--- MATERIAL FOR THIS TASK ---

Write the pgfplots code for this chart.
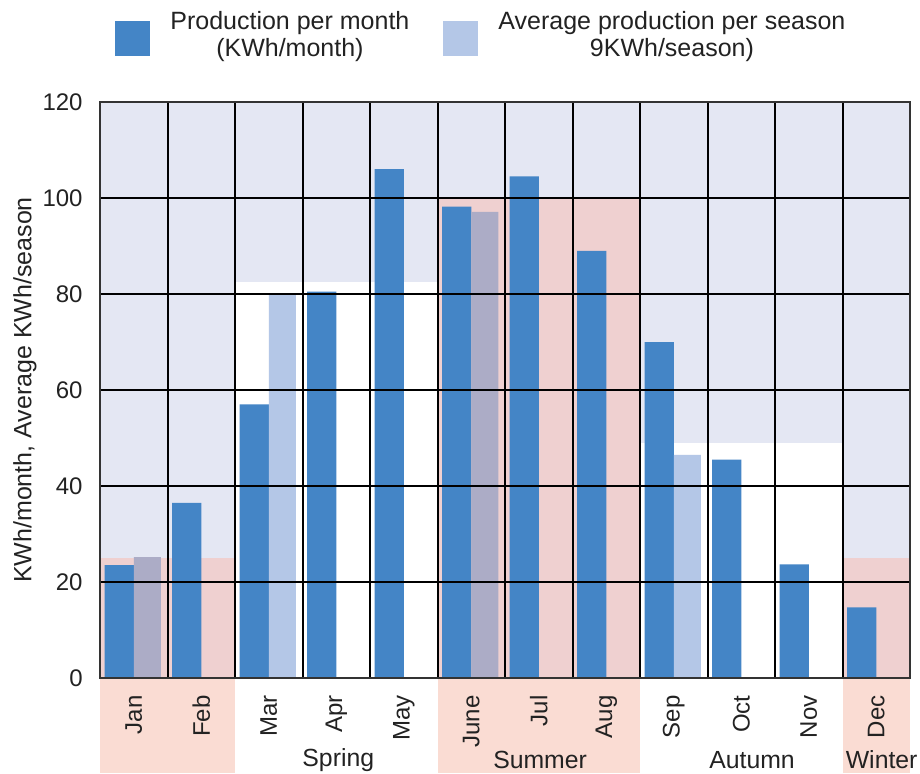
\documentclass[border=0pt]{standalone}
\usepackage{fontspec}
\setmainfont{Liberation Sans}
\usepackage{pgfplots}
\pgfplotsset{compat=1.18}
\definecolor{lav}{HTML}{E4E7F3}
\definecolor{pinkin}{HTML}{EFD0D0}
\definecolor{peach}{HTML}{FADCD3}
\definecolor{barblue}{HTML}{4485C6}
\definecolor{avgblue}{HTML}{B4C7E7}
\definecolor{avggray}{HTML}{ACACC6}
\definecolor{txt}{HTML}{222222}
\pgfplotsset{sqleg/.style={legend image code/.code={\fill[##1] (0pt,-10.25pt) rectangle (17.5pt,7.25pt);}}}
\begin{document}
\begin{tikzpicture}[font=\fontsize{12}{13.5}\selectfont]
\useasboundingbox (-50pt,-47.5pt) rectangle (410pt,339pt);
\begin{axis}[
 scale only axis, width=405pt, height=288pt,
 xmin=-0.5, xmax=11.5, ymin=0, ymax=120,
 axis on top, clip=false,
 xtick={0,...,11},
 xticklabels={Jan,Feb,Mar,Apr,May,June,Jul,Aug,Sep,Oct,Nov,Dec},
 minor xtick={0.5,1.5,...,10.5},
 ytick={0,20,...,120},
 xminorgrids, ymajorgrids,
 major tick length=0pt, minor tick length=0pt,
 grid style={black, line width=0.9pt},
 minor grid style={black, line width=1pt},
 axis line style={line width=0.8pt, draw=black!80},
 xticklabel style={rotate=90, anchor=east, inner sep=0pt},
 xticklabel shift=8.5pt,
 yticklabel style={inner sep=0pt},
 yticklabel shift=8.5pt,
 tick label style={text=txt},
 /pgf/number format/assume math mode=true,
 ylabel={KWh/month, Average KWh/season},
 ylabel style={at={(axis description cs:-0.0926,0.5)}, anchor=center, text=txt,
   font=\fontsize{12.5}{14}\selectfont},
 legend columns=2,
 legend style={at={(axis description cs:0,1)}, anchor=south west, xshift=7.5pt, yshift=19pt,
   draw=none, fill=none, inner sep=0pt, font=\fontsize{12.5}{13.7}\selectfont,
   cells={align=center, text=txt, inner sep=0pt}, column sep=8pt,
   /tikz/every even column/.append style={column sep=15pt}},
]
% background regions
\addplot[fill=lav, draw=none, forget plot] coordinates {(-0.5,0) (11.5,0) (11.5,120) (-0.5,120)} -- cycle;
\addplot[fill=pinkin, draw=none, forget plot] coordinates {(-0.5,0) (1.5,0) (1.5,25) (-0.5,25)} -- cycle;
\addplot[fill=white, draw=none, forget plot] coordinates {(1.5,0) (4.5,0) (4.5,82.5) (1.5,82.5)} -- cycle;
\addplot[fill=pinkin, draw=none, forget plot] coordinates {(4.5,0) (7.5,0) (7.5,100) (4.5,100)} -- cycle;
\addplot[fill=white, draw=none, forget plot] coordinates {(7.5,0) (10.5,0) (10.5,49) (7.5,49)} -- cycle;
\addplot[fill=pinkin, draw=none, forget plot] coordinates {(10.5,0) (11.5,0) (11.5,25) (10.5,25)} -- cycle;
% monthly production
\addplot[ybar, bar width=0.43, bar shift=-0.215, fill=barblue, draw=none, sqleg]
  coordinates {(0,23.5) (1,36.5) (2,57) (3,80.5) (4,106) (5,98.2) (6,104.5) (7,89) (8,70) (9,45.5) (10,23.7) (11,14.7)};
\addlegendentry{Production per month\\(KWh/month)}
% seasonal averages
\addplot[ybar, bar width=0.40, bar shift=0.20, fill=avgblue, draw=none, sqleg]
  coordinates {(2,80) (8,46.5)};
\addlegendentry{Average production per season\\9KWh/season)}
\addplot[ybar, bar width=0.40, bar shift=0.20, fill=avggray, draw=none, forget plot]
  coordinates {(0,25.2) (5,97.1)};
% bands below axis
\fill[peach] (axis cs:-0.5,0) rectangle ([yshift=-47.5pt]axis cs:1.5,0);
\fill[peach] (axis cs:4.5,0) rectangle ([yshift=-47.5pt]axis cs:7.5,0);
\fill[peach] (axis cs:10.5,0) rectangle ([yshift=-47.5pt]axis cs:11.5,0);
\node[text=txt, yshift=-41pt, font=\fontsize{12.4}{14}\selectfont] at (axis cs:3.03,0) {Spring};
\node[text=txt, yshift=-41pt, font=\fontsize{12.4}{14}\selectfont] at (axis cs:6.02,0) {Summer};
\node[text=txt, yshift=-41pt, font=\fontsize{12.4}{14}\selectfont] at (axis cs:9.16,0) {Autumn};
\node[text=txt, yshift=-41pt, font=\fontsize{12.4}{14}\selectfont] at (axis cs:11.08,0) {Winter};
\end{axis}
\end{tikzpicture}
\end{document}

---
--- MATERIAL FOR THIS TASK ---

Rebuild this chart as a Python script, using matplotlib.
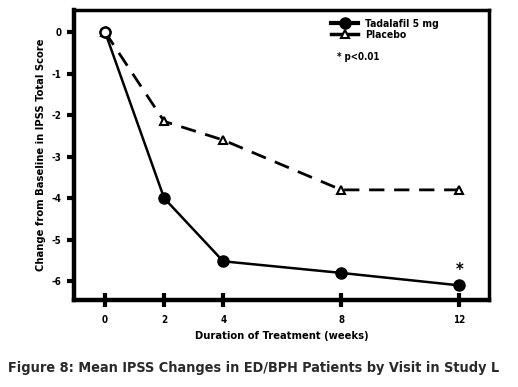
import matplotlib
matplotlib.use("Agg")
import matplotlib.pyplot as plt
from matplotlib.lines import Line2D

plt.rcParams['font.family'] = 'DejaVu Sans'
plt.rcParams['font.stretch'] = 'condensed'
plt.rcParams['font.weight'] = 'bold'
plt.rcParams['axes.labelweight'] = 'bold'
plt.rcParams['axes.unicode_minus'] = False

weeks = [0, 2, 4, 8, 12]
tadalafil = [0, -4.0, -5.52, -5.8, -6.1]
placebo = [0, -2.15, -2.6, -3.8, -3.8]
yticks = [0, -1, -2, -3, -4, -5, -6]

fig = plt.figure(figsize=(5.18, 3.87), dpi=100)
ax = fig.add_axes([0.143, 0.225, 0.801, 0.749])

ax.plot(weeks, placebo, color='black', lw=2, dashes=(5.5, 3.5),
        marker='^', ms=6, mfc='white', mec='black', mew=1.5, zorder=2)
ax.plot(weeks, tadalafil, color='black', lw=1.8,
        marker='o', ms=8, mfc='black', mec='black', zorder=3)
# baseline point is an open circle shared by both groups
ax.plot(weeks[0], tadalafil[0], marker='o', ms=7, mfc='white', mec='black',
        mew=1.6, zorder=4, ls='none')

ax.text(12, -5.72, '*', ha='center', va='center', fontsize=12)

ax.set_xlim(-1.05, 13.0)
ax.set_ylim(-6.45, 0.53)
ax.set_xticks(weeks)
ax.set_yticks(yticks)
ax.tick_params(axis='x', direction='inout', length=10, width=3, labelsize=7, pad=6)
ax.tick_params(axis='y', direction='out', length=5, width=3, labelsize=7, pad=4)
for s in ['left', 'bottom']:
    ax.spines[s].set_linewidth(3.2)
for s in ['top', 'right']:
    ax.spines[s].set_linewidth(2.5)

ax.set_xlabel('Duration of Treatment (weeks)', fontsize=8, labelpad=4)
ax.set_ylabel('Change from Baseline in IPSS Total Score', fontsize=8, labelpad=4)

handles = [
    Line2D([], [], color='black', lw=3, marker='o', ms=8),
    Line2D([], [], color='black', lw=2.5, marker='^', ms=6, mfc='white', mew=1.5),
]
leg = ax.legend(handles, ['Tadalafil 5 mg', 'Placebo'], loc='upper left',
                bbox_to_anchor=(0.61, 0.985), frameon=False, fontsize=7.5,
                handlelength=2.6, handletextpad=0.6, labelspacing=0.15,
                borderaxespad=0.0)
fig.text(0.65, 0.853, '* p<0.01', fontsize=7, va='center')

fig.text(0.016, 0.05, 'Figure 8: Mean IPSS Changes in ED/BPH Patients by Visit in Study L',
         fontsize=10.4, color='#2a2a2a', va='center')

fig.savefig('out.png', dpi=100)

---
--- MATERIAL FOR THIS TASK ---

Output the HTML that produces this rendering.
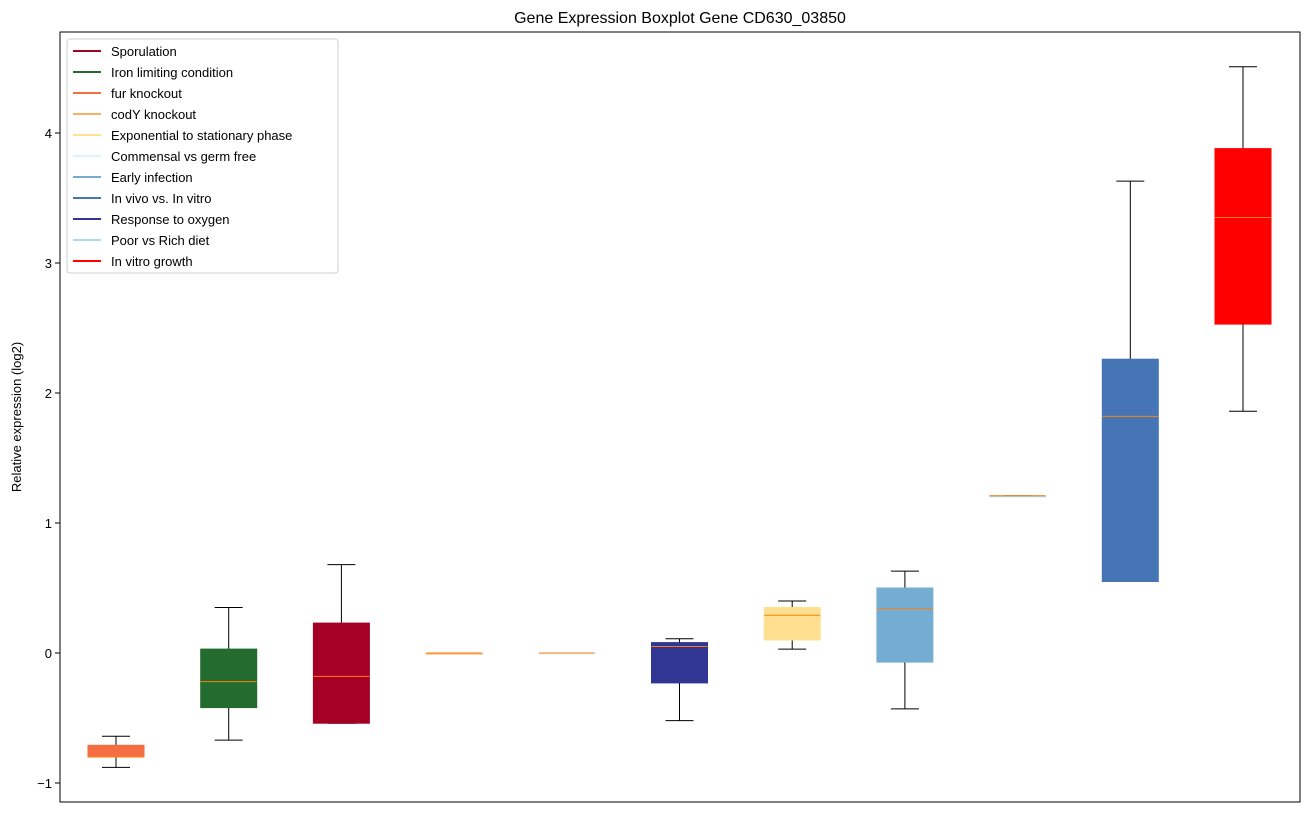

---

## YOUR TASK
Identify each line containing the string "HTML" and copy it out.

## RESULT OF THIS TASK
\definecolor{lav}{HTML}{E4E7F3}
\definecolor{pinkin}{HTML}{EFD0D0}
\definecolor{peach}{HTML}{FADCD3}
\definecolor{barblue}{HTML}{4485C6}
\definecolor{avgblue}{HTML}{B4C7E7}
\definecolor{avggray}{HTML}{ACACC6}
\definecolor{txt}{HTML}{222222}
Output the HTML that produces this rendering.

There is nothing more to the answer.